Ne yazık ki sağlıklı bir beslenme programını, gerçek hayatta uygulamamız bu kadar kolay değil. Gerek
alışkanlıklarımızı değiştirmenin zorluğu, gerekse sağlıklı beslenmeyi yeterince bilmemek, bizi ya aşırı
kilolara, ya da aşırı zayıflığa itiyor.
Zayıflık neden olur?
Vücudun normal ağırlığının 10-15 kg altında olması zayıflık olarak tanımlanırken, 15-20 kg altında
olması, aşırı zayıflık olarak değerlendirilir. Ciddi sorunlara yol açabilecek aşırı zayıflık, hele bir de
çocuklarda görülürse, tehlike çanları çalmaya başlar. Çocuğun yeterince sağlıklı beslenmediğini
gösteren bu durum, onların ruhsal ve bedensel gelişiminin olumsuz yönde etkileneceğinin en büyük
sinyali. Yetişkinlerde görülen zayıflık ise, iş veriminin düşmesinden sağlığın bozulmasına,
depresyondan yaşam kalitesinin azalmasına kadar, pek çok ciddi sorunlara yol açar.

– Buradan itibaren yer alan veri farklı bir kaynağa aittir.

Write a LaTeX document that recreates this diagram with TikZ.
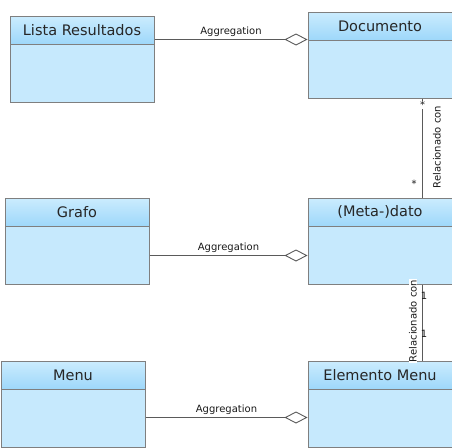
\documentclass[tikz,border=0pt]{standalone}
\usepackage{fontspec}
\setmainfont{DejaVu Sans}
\usetikzlibrary{arrows.meta,calc}
\definecolor{headtop}{HTML}{CBECFE}
\definecolor{headbot}{HTML}{9DD7FA}
\definecolor{bodyfill}{HTML}{C6E9FD}
\definecolor{bordc}{HTML}{7F7F7F}
\definecolor{linec}{HTML}{5A5A5A}
\begin{document}
\begin{tikzpicture}[x=1pt,y=-1pt,
  classbody/.style={draw=bordc, line width=1pt, fill=bodyfill, minimum width=144pt, minimum height=86pt, anchor=north west, inner sep=0pt},
  classhead/.style={draw=bordc, line width=1pt, top color=headtop, bottom color=headbot, minimum width=144pt, minimum height=28.5pt, anchor=north west, inner sep=0pt, font=\fontsize{14.5}{17}\selectfont, text=black!85},
  assoc/.style={draw=linec, line width=0.9pt},
  agg/.style={assoc, -{Diamond[open, fill=white, length=23pt, width=12pt, line width=0.9pt]}},
  small/.style={font=\fontsize{10}{12}\selectfont, inner sep=1pt, text=black!90},
]
\useasboundingbox (0,0) rectangle (452,447);

% classes
\node[classbody] (lista) at (9.5,15.5) {};
\node[classhead] (listah) at (lista.north west) {Lista Resultados};
\node[classbody] (doc) at (307.5,11.5) {};
\node[classhead] (doch) at (doc.north west) {Documento};
\node[classbody] (grafo) at (4.5,197.5) {};
\node[classhead] (grafoh) at (grafo.north west) {Grafo};
\node[classbody] (meta) at (307.5,197.5) {};
\node[classhead] (metah) at (meta.north west) {(Meta-)dato};
\node[classbody] (menu) at (0.5,360.5) {};
\node[classhead] (menuh) at (menu.north west) {Menu};
\node[classbody] (elem) at (307.5,360.5) {};
\node[classhead] (elemh) at (elem.north west) {Elemento Menu};

% aggregations
\coordinate (docA) at (307.5,39.5);
\draw[agg] (lista.east |- docA) -- (docA) node[midway, above=1.5pt, small] (l1) {Aggregation};
\coordinate (metaA) at (307.5,255.5);
\draw[agg] (grafo.east |- metaA) -- (metaA) node[midway, above=1.5pt, small] (l2) {Aggregation};
\coordinate (elemA) at (307.5,417.5);
\draw[agg] (menu.east |- elemA) -- (elemA) node[midway, above=1.5pt, small] (l3) {Aggregation};

% associations
\coordinate (vx) at (422.5,0);
\draw[assoc] (doc.south -| vx) -- (meta.north -| vx);
\node[small, fill=white, inner sep=0.5pt] (s1) at (422.5,105) {*};
\node[small] (s2) at (414,184) {*};
\node[small, rotate=90] (r1) at (437,147) {Relacionado con};

\draw[assoc] (meta.south -| vx) -- (elem.north -| vx);
\node[small, rotate=90, fill=white, inner sep=0.5pt] (r2) at (413,321) {Relacionado con};
\node[small] (o1) at (424,296) {1};
\node[small] (o2) at (424,334) {1};
\end{tikzpicture}
\end{document}
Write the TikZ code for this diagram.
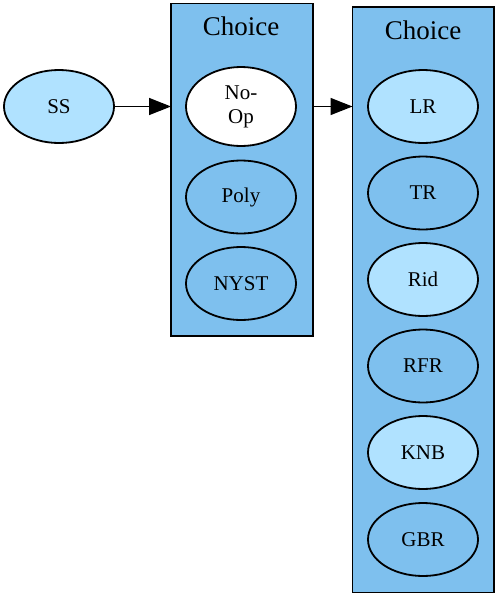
\documentclass[tikz,border=0pt]{standalone}
\usepackage{fontspec}
\setmainfont{Liberation Serif}
\usetikzlibrary{arrows.meta,shapes.geometric}
\definecolor{lightsky}{HTML}{B0E2FF}
\definecolor{skytwo}{HTML}{7EC0EE}
\tikzset{
  el/.style={draw=black, line width=1.8pt, ellipse, minimum width=110pt, minimum height=73pt, inner sep=0pt, align=center, font=\fontsize{21}{24}\selectfont},
  light/.style={el, fill=lightsky},
  dark/.style={el, fill=skytwo},
  wht/.style={el, fill=white},
  cluster/.style={draw=black, line width=1.8pt, fill=skytwo},
  ctitle/.style={font=\fontsize{27}{31}\selectfont, inner sep=0pt},
  conn/.style={line width=1.6pt, -{Triangle[length=22pt, width=17pt]}},
}
\begin{document}
\begin{tikzpicture}[x=1pt, y=-1pt]
\useasboundingbox (0,0) rectangle (499,595);
% clusters
\draw[cluster] (171,3.5) rectangle (313,336);
\coordinate (c1w) at (171,106.5);
\coordinate (c1e) at (313,106.5);
\node[ctitle] (t1) at (241,26) {Choice};
\draw[cluster] (352.5,7) rectangle (494,592.5);
\coordinate (c2w) at (352.5,106.5);
\node[ctitle] (t2) at (423,30) {Choice};
% nodes
\node[light] (ss) at (59,106.5) {SS};
\node[wht, minimum height=79pt] (noop) at (241,106.5) {No-\\Op};
\node[dark] (poly) at (241,197) {Poly};
\node[dark] (nyst) at (241,283.5) {NYST};
\node[light] (lr) at (423,106.5) {LR};
\node[dark] (tr) at (423,193) {TR};
\node[light] (rid) at (423,279.5) {Rid};
\node[dark] (rfr) at (423,366) {RFR};
\node[light] (knb) at (423,452.5) {KNB};
\node[dark] (gbr) at (423,539.5) {GBR};
% edges
\draw[conn] (ss.east) -- (c1w);
\draw[conn] (c1e) -- (c2w);
\end{tikzpicture}
\end{document}
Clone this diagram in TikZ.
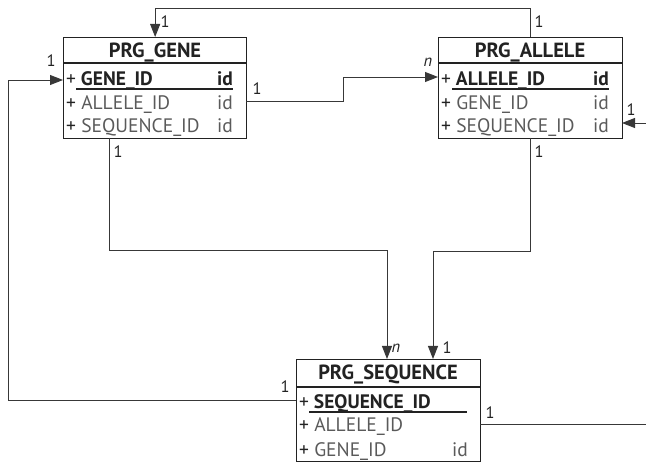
\documentclass[tikz,border=0pt]{standalone}
\usepackage{fontspec}
\setmainfont{PT Sans}
\usetikzlibrary{arrows.meta,calc}
\definecolor{fg}{HTML}{222222}
\definecolor{gr}{HTML}{5A5A5A}
\begin{document}
\begin{tikzpicture}[x=1pt,y=-1pt,
  tbl/.style={draw=fg,line width=1.3pt,rectangle,inner sep=0pt,anchor=north west,minimum width=#1,minimum height=101pt},
  ttl/.style={anchor=base,inner sep=0pt,font=\fontsize{20.5}{22}\selectfont\bfseries,text=fg},
  rowk/.style={anchor=base west,inner sep=0pt,font=\fontsize{19.5}{21}\selectfont\bfseries,text=fg},
  rowg/.style={anchor=base west,inner sep=0pt,font=\fontsize{19.5}{21}\selectfont,text=gr},
  idk/.style={anchor=base east,inner sep=0pt,font=\fontsize{19.5}{21}\selectfont\bfseries,text=fg},
  idg/.style={anchor=base east,inner sep=0pt,font=\fontsize{19.5}{21}\selectfont,text=gr},
  lbl/.style={inner sep=0pt,font=\fontsize{16.5}{18}\selectfont,text=fg},
  conn/.style={draw=fg!90,line width=0.9pt},
  arr/.style={conn,-{Triangle[length=13pt,width=10pt]}},
  sep/.style={draw=fg,line width=1.2pt}]
\useasboundingbox (0,0) rectangle (646,462);
% tables
\node[tbl=183pt] (gene) at (63,37) {};
\node[tbl=184pt] (allele) at (438,37) {};
\node[tbl=184pt,minimum height=102pt] (seq) at (296,359) {};
\draw[sep] ($(gene.north west)+(0,26)$) -- ($(gene.north east)+(0,26)$);
\draw[sep] ($(allele.north west)+(0,26)$) -- ($(allele.north east)+(0,26)$);
\draw[sep] ($(seq.north west)+(0,28)$) -- ($(seq.north east)+(0,28)$);
% gene text
\node[ttl] (gt) at (155,58) {PRG\_GENE};
\node[rowk] (g1) at (66,86) {\textmd{+} GENE\_ID};
\node[idk] (g1i) at (233,86) {id};
\draw[sep] (76,89) -- (233,89);
\node[rowg] (g2) at (66,110) {\textcolor{fg}{+} ALLELE\_ID};
\node[idg] (g2i) at (233,110) {id};
\node[rowg] (g3) at (66,133) {\textcolor{fg}{+} SEQUENCE\_ID};
\node[idg] (g3i) at (233,133) {id};
% allele text
\node[ttl] (at) at (530,58) {PRG\_ALLELE};
\node[rowk] (a1) at (441,86) {\textmd{+} ALLELE\_ID};
\node[idk] (a1i) at (609,86) {id};
\draw[sep] (452,89) -- (609,89);
\node[rowg] (a2) at (441,110) {\textcolor{fg}{+} GENE\_ID};
\node[idg] (a2i) at (609,110) {id};
\node[rowg] (a3) at (441,133) {\textcolor{fg}{+} SEQUENCE\_ID};
\node[idg] (a3i) at (609,133) {id};
% sequence text
\node[ttl] (st) at (388,380) {PRG\_SEQUENCE};
\node[rowk] (s1) at (299,409) {\textmd{+} SEQUENCE\_ID};
\draw[sep] (309,412) -- (467,412);
\node[rowg] (s2) at (299,432) {\textcolor{fg}{+} ALLELE\_ID};
\node[rowg] (s3) at (299,457) {\textcolor{fg}{+} GENE\_ID};
\node[idg] (s3i) at (468,457) {id};
% connector end points
\coordinate (gL) at (63,80);
\coordinate (gR) at (246,101);
\coordinate (gB) at (109,138);
\coordinate (aL) at (438,77);
\coordinate (aR) at (622,123);
\coordinate (aB) at (530,138);
\coordinate (sL) at (296,400);
\coordinate (sR) at (480,424);
\coordinate (sT1) at (387,359);
\coordinate (sT2) at (433,359);
\coordinate (eR1) at (646,123);
\coordinate (eR2) at (646,424);
% connectors
\draw[arr] (allele.north) -- ++(0,-29) -| (gene.north);
\draw[arr] (sL) -- (8,400) |- (gL);
\draw[arr] (gR) -- (343,101) |- (aL);
\draw[arr] (eR1) -- (aR);
\draw[arr] (gB) |- (387,250) -- (sT1);
\draw[arr] (aB) |- (433,251) -- (sT2);
\draw[conn] (sR) -- (eR2);
% labels
\node[lbl] (l1) at (165,22) {1};
\node[lbl] (l2) at (539,22) {1};
\node[lbl] (l3) at (51,61) {1};
\node[lbl] (l4) at (257,89) {1};
\node[lbl] (l5) at (428,62) {\itshape n};
\node[lbl] (l6) at (631,110) {1};
\node[lbl] (l7) at (118,152) {1};
\node[lbl] (l8) at (539,152) {1};
\node[lbl] (l9) at (396,348) {\itshape n};
\node[lbl] (l10) at (447,348) {1};
\node[lbl] (l11) at (285,387) {1};
\node[lbl] (l12) at (490,413) {1};
\end{tikzpicture}
\end{document}
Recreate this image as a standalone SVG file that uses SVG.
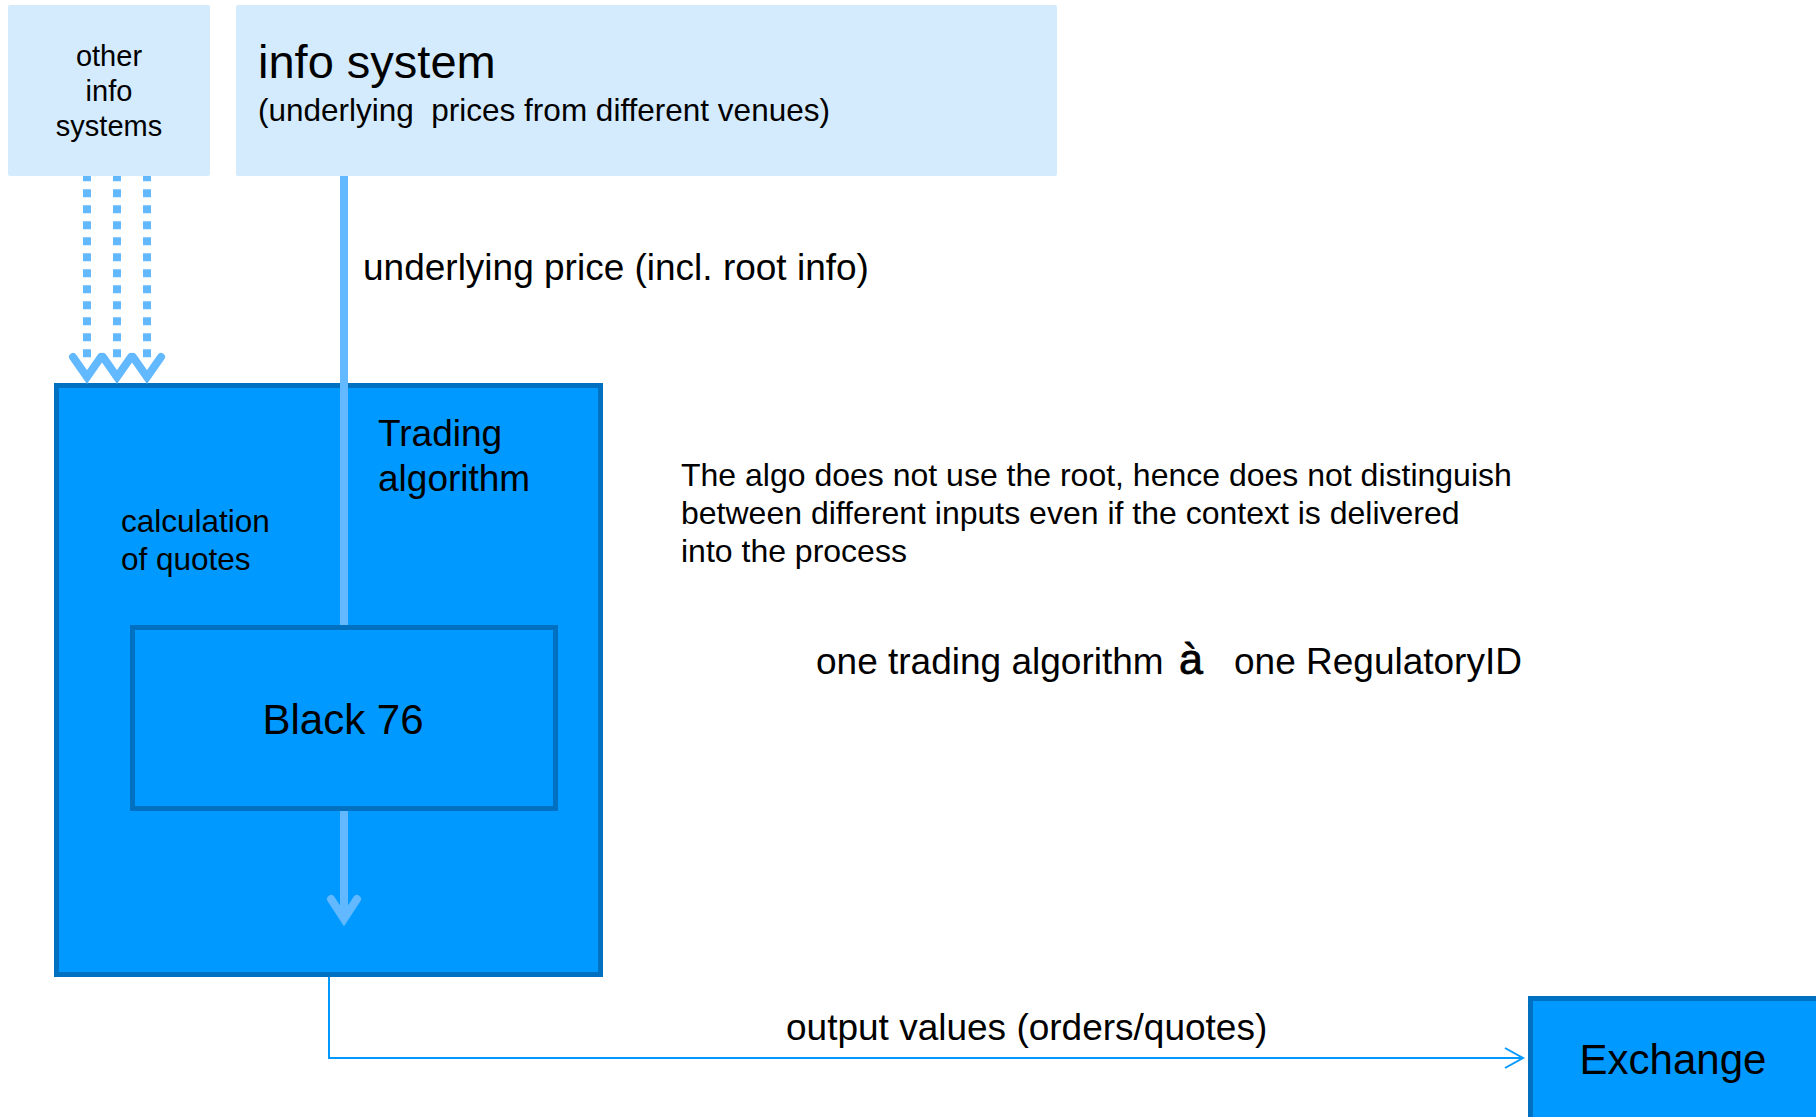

Zayıflık genellikle genetik faktörlerden kaynaklanır. Ayrıca hormonlardaki düzensizlikler ve tiroid
bezinin aşırı çalışması da zayıflığa neden olabilir. Zayıflığın nedeni, endokrinolojik tahlillerle
saptanabilir.
Kilo almak için neler yapılmalı?
Öncelikle zayıflığın nedeni araştırılmalı. Eğer kişi hormonal nedenlerden dolayı zayıfsa, mutlaka
hormon tedavisi yapılmalı. Eğer zayıflık beslenmeden kaynaklanıyorsa, beslenme alışkanlıklarının
değişmesi gerekir. Beslenmeden kaynaklanan zayıflık için anahtar rolü, tıpkı aşırı kilo gibi düzenli diyet
ve egzersiz oynar. Çok yaşanılan bir başka yanılgı da, aşırı zayıf kişilerin kilo alabilmek için yağlı
besinleri tercih etmesidir. Oysa kilo almak isteyenlerin diyetinde yer alan kalorilerin, yağ bazlı değil,
karbonhidrat ve protein bazlı olması gerekir. Diyette yer alacak proteinler vücuttaki kas kütlesini
korurken, karbonhidratlar kilo almak için gereken enerjiyi sağlar. Ayrıca seçilen karbonhidrat
kaynaklarının glisemik indeksleri de düşük olmalı. Glisemik indeksi yüksek, bal, reçel gibi
karbonhidratlar, kan seviyelerinde ani sıçramalar yaparak, yağ halinde depolanmalarına yol açar.